Pasquale Bruno: «Torino, rispetta i tuoi tifosi!»

Parla uno dei leader del miglior Toro dopo quello dello scudetto: «Un granata non capisce certi atteggiamenti in campo e fuori»
Pasquale Bruno: «Torino, rispetta i tuoi tifosi!»© www.imagephotoagency.it

TORINO - «Non capisco Cairo, non capisco Ventura, non capisco certi atteggiamenti dei giocatori. Li trovo così distanti, tante volte. Lo scriva subito a chiare lettere: Pasquale Bruno non si identifica proprio in questo Toro».

I motivi principali?

«Guardi, non è neanche un fatto di risultati in sé e per sé. Si può anche perdere, ci mancherebbe. Ma è il come che lascia perplessi, o che fa proprio arroventare l’animo. Certi atteggiamenti dopo le partite mi fanno persino più arrabbiare delle sconfitte. Io nel Toro ci ho giocato, ho dato l’anima, lo sento dentro nel sangue, tifo col cuore. Poi però vedo dei teatrini assurdi, come dopo questo noioso 0 a 0 con il Carpi. Oppure sento alibi, scuse».

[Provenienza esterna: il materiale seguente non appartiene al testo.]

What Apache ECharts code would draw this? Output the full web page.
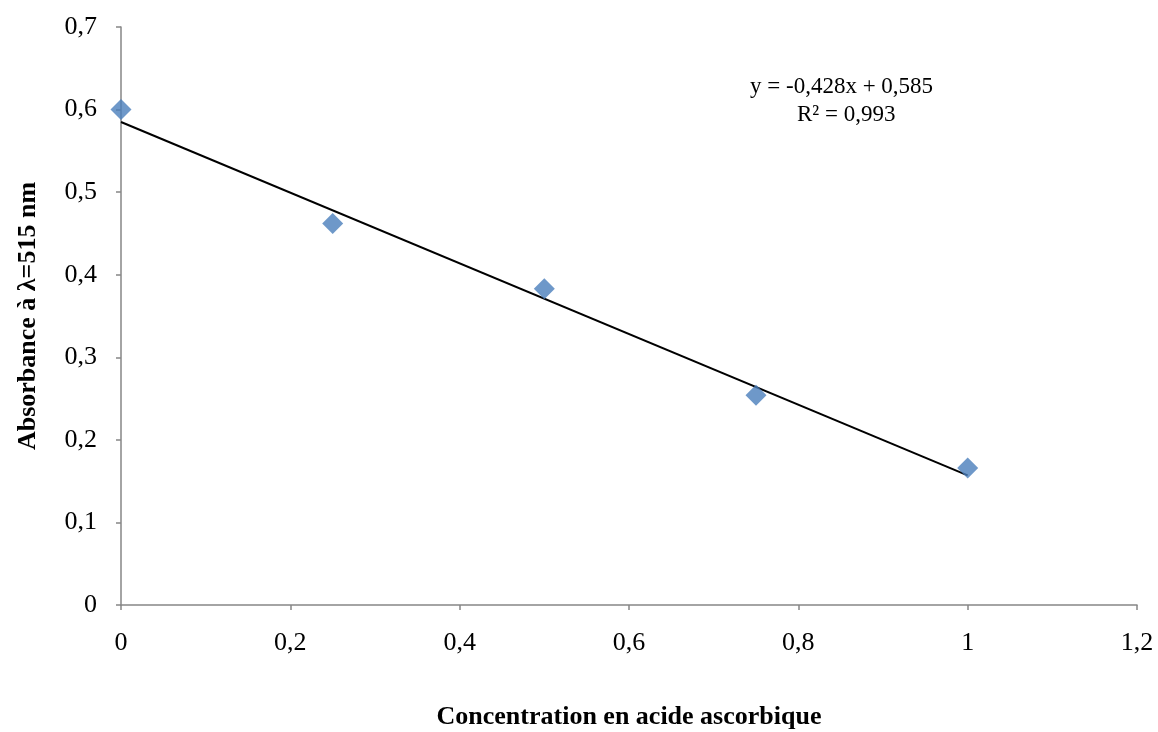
<!DOCTYPE html>
<html>
<head>
<meta charset="utf-8">
<script src="https://cdn.jsdelivr.net/npm/echarts@6/dist/echarts.min.js"></script>
<style>
	html, body { margin: 0; padding: 0; background: #fff; }
	#chart { width: 1158px; height: 732px; }
</style>
</head>
<body>
<div id="chart"></div>
<script>
// concentrations (x) and absorbances (y)
var concentrations = [0, 0.25, 0.5, 0.75, 1];
var absorbances = [0.6, 0.462, 0.383, 0.254, 0.166];

// trend line given on the chart: y = -0,428x + 0,585
var trendSlope = -0.428;
var trendIntercept = 0.585;
var trendX = [0, 1];

var eqLabel = 'y = -0,428x + 0,585';
var r2Label = 'R² = 0,993';
var xTitle = 'Concentration en acide ascorbique';
var yTitle = 'Absorbance à λ=515 nm';

function fmt(v){
	return String(+v.toFixed(2)).replace('.', ',');
}

var points = concentrations.map(function(c, i){ return [c, absorbances[i]]; });
var trend = trendX.map(function(x){ return [x, trendSlope * x + trendIntercept]; });

var myChart = echarts.init(document.getElementById('chart'));
var axisGray = '#868686';
var option = {
	animation: false,
	grid: {
		left: 121,
		right: 21,
		top: 27,
		bottom: 127,
		containLabel: false,
		outerBoundsMode: 'none'
	},
	xAxis: {
		type: 'value',
		min: 0,
		max: 1.2,
		interval: 0.2,
		name: xTitle,
		nameLocation: 'middle',
		nameGap: 99,
		nameTextStyle: {
			fontFamily: 'Liberation Serif',
			fontWeight: 'bold',
			fontSize: 26,
			color: '#000'
		},
		axisLine: { lineStyle: { color: axisGray, width: 1.5 } },
		axisTick: { show: true, inside: false, length: 5, lineStyle: { color: axisGray, width: 1.5 } },
		axisLabel: {
			margin: 25,
			fontFamily: 'Liberation Serif',
			fontSize: 26,
			color: '#000',
			formatter: fmt
		},
		splitLine: { show: false }
	},
	yAxis: {
		type: 'value',
		min: 0,
		max: 0.7,
		interval: 0.1,
		name: yTitle,
		nameLocation: 'middle',
		nameGap: 80,
		nameRotate: 90,
		nameTextStyle: {
			fontFamily: 'Liberation Serif',
			fontWeight: 'bold',
			fontSize: 26,
			color: '#000'
		},
		axisLine: { show: true, lineStyle: { color: axisGray, width: 1.5 } },
		axisTick: { show: true, inside: false, length: 5, lineStyle: { color: axisGray, width: 1.5 } },
		axisLabel: {
			margin: 24,
			fontFamily: 'Liberation Serif',
			fontSize: 26,
			color: '#000',
			formatter: fmt
		},
		splitLine: { show: false }
	},
	series: [{
		name: 'trend',
		type: 'line',
		data: trend,
		showSymbol: false,
		lineStyle: { color: '#000', width: 2 },
		z: 2
	}, {
		name: 'absorbance',
		type: 'scatter',
		data: points,
		symbol: 'diamond',
		symbolSize: [21, 21],
		itemStyle: { color: '#4a7ebb' },
		z: 3
	}],
	graphic: [{
		type: 'text',
		left: 750,
		top: 75,
		style: {
			text: eqLabel,
			font: '23px "Liberation Serif"',
			fill: '#000'
		}
	}, {
		type: 'text',
		left: 797,
		top: 103,
		style: {
			text: r2Label,
			font: '23px "Liberation Serif"',
			fill: '#000'
		}
	}]
};

myChart.setOption(option);
window.addEventListener("resize", function(){
	myChart.resize();
});
</script>
</body>
</html>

A cosa si riferisce in particolare?

«Penso per esempio a Ventura, che tutte le volte o quasi parla di pressioni esterne, di giocatori stressati dalla critiche, dall’ambiente. Trovo tutto incredibile. Non sta né in cielo né in terra questa cosa. Torino è una città bellissima. La tifoseria granata è calda, passionale, generosa. Paziente con i giovani. Accetta di lottare per obiettivi realistici, non chiede la luna, sopporta, ci mette il cuore. I tifosi del Toro antepongono l’orgoglio, lo spirito, il granatismo. Chiedono di essere compresi in questo attaccamento viscerale. Anche l’altro giorno... Domenica... C’erano 23 mila spettatori, hanno tifato dall’inizio alla fine, nonostante lo spettacolo deludente... Dove sono le pressioni? Le tensioni esagerate? Se davvero non sopportano la piazza, allora vadano da Cairo, straccino i loro contratti, rinuncino a guadagnare il loro milione all’anno, i loro sette, ottocento mila euro, e vadano a giocare a Dubai, o alle Maldive. Ma serve la dignità per fare così. Torino è una piazza meravigliosa, ma va capita. Certo, la maglia granata pesa più di tante altre, per la storia che ha, per l’importanza della città. Ma dà anche tanto di più, in termini di soldi e di visibilità. Però bisogna avere carattere, personalità, orgoglio. Continuo a non capire: come si fa a parlare di pressioni che inibiscono i giocatori, quando 23 mila spettatori tifano per 90 minuti in una partita contro il Carpi penultimo in classifica? Allora cosa avrebbero dovuto fare ai miei tempi davanti a 60 mila persone al Delle Alpi, magari contro il Real Madrid? Questi giocatori di oggi si sarebbe dovuti mettere il pannolino per giocare?».